The Atlas/Assistance & Working Dogs/Service Animal provisions
LawUS
Service Animal provisions
ADA · US Department of Justice
The US civil-rights law that defines a service dog and guarantees its handler access to public life.
01 What It Is
The Americans with Disabilities Act defines service animals in US federal law and guarantees disabled handlers the right to bring them into public spaces, businesses and other places open to the public. Under the ADA a service animal is a dog individually trained to do work or perform tasks for a person with a disability; only dogs qualify. It is enforced as a civil right through the courts, not as a courtesy.
02 What It Covers
The task the dog is trained for must relate directly to the disability, such as guiding a blind handler, alerting a deaf one, interrupting a seizure, or calming a person during a PTSD episode. A dog whose only role is comfort or emotional support does not qualify as a service animal under the ADA. Service animals must be allowed wherever the public may go.
03 How It Is Checked
There is no federal registry, certificate or ID for service dogs, and none can be required. Staff may ask only two questions: whether the dog is a service animal required because of a disability, and what work or task it has been trained to perform.

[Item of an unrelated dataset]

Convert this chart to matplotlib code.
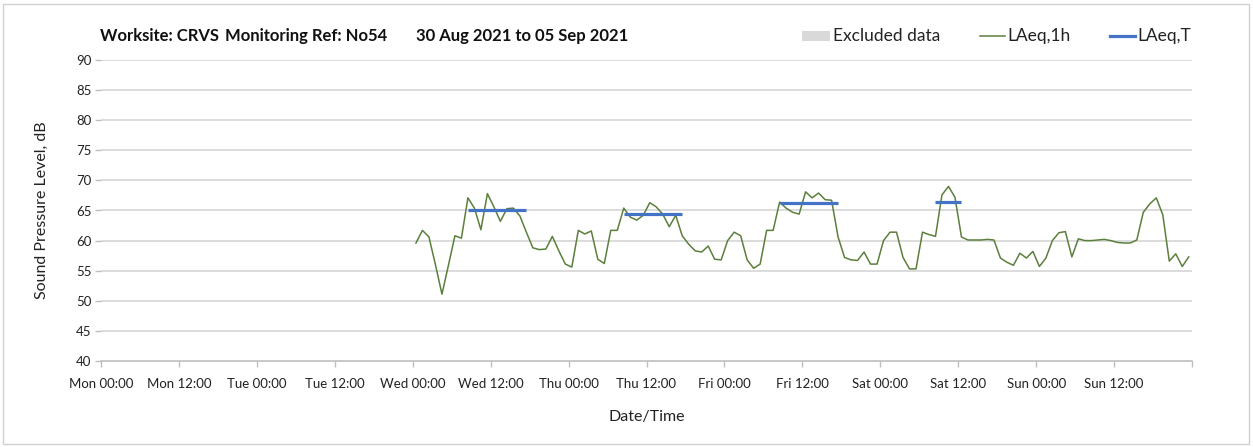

They may not ask about the disability, demand documentation, or require the dog to demonstrate its task. Compliance is enforced through complaints and the courts.
04 Why It Matters
For a disabled handler a refusal at the door is not an inconvenience but an exclusion from ordinary life. By defining the service dog narrowly and the right of access broadly, and by barring demands for paperwork, the ADA makes that access enforceable, while drawing a firm line between trained service dogs and the emotional-support animals that do not carry the same rights.